Exercise directions => Copy the first line of the entries below and every line after it through the line containing "return (H - B - y) / PH". Do not include pictures.

Task data =>
═══

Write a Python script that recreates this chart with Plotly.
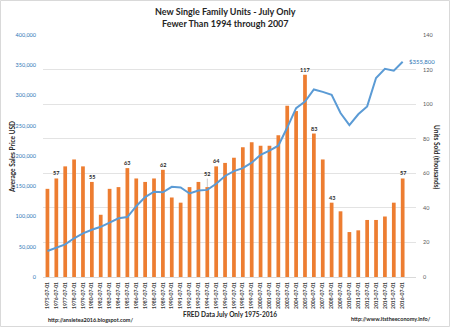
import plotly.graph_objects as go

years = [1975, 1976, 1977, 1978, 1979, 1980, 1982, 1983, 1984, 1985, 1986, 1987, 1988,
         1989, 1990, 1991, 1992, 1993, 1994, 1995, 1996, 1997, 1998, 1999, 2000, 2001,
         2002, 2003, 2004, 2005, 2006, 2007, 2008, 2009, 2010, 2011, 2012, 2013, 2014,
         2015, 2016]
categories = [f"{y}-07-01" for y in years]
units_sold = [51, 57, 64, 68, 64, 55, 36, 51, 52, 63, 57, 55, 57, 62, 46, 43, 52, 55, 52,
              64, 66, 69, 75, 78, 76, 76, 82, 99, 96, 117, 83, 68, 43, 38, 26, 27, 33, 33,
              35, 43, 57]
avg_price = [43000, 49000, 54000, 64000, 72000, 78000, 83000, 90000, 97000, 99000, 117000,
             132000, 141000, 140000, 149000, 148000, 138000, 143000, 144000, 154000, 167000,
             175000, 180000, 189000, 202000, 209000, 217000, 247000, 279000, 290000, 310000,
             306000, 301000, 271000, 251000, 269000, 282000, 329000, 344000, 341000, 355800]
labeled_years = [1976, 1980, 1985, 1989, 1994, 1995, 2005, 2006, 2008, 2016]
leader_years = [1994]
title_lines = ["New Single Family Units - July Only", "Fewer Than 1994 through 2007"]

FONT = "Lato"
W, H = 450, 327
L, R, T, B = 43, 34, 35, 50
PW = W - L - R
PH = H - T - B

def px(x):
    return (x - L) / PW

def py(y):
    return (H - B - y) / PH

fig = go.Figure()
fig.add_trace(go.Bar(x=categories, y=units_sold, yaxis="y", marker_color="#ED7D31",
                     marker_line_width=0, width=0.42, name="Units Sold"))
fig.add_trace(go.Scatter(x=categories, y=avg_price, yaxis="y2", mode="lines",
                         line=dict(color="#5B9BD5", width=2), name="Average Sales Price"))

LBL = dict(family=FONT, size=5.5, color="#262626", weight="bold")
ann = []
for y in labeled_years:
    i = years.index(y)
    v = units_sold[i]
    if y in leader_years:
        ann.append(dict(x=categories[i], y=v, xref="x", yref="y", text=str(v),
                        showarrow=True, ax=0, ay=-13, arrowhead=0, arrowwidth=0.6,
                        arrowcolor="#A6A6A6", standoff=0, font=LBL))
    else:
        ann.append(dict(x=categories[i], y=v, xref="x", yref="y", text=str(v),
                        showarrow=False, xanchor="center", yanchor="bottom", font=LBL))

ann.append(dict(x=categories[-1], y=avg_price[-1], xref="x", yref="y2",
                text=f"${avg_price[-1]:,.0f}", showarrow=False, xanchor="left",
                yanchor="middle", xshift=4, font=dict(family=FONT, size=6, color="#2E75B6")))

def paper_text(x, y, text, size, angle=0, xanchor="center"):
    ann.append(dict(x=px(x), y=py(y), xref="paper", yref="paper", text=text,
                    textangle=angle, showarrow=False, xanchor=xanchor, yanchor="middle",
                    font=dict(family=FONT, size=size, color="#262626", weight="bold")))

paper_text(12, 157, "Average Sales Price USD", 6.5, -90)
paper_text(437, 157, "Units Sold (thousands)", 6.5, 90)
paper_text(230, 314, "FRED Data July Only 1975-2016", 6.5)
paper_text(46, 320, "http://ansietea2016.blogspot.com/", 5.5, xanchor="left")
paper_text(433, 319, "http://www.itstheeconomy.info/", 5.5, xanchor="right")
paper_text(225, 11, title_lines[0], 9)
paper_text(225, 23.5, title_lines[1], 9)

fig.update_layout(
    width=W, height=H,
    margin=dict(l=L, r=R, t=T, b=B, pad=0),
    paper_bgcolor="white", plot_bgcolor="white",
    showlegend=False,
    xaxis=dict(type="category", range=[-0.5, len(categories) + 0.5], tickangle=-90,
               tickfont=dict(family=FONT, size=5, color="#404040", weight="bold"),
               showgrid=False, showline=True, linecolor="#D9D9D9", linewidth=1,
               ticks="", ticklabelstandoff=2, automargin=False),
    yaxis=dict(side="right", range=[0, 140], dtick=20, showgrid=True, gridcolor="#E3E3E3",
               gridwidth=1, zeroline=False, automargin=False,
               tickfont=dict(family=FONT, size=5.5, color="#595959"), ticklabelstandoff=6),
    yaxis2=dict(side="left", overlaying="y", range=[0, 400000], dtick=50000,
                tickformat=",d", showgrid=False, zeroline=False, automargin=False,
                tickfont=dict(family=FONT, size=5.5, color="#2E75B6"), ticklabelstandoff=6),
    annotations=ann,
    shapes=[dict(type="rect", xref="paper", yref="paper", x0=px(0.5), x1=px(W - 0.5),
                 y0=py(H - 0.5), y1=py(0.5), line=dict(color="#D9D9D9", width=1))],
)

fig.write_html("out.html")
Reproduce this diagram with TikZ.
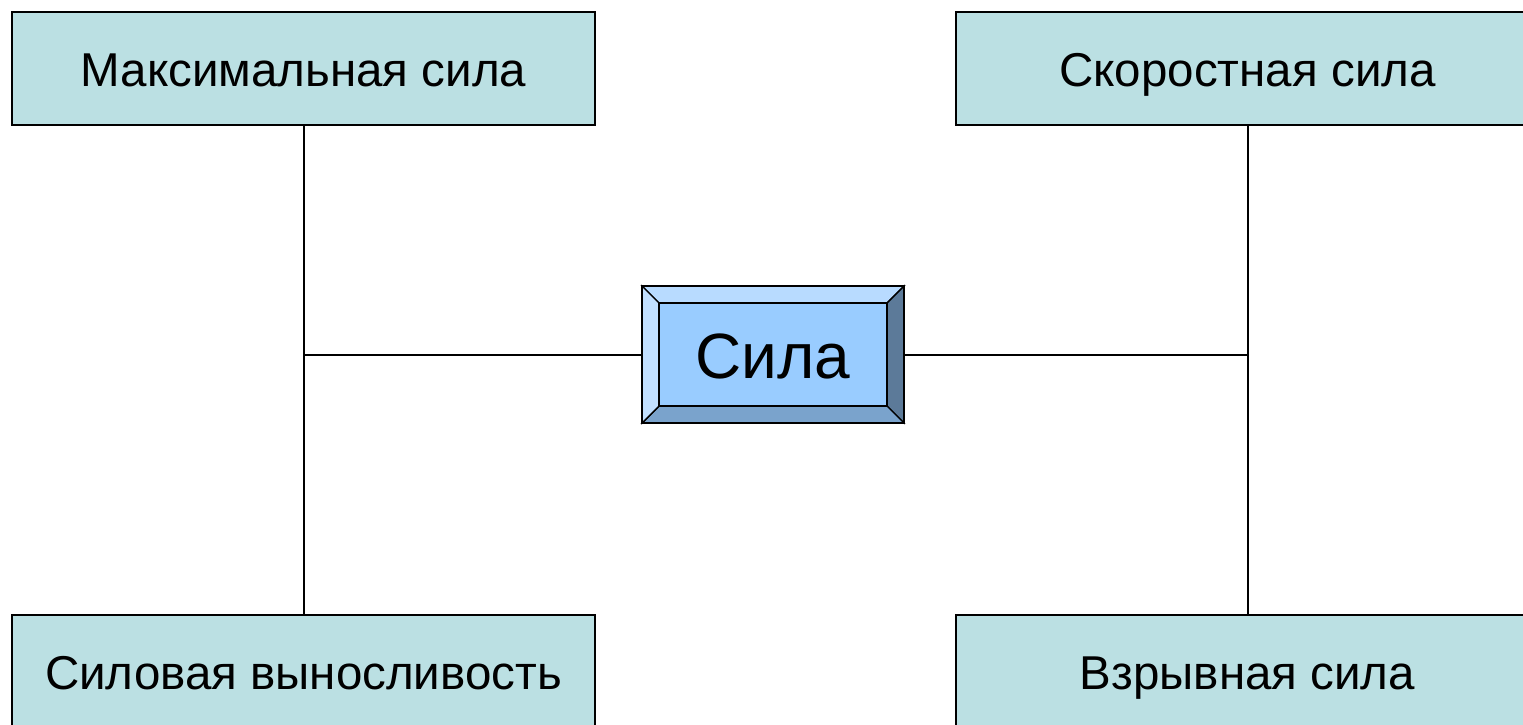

═══

Final result =>
Write a Python script that recreates this chart with Plotly.
import plotly.graph_objects as go

years = [1975, 1976, 1977, 1978, 1979, 1980, 1982, 1983, 1984, 1985, 1986, 1987, 1988,
         1989, 1990, 1991, 1992, 1993, 1994, 1995, 1996, 1997, 1998, 1999, 2000, 2001,
         2002, 2003, 2004, 2005, 2006, 2007, 2008, 2009, 2010, 2011, 2012, 2013, 2014,
         2015, 2016]
categories = [f"{y}-07-01" for y in years]
units_sold = [51, 57, 64, 68, 64, 55, 36, 51, 52, 63, 57, 55, 57, 62, 46, 43, 52, 55, 52,
              64, 66, 69, 75, 78, 76, 76, 82, 99, 96, 117, 83, 68, 43, 38, 26, 27, 33, 33,
              35, 43, 57]
avg_price = [43000, 49000, 54000, 64000, 72000, 78000, 83000, 90000, 97000, 99000, 117000,
             132000, 141000, 140000, 149000, 148000, 138000, 143000, 144000, 154000, 167000,
             175000, 180000, 189000, 202000, 209000, 217000, 247000, 279000, 290000, 310000,
             306000, 301000, 271000, 251000, 269000, 282000, 329000, 344000, 341000, 355800]
labeled_years = [1976, 1980, 1985, 1989, 1994, 1995, 2005, 2006, 2008, 2016]
leader_years = [1994]
title_lines = ["New Single Family Units - July Only", "Fewer Than 1994 through 2007"]

FONT = "Lato"
W, H = 450, 327
L, R, T, B = 43, 34, 35, 50
PW = W - L - R
PH = H - T - B

def px(x):
    return (x - L) / PW

def py(y):
    return (H - B - y) / PH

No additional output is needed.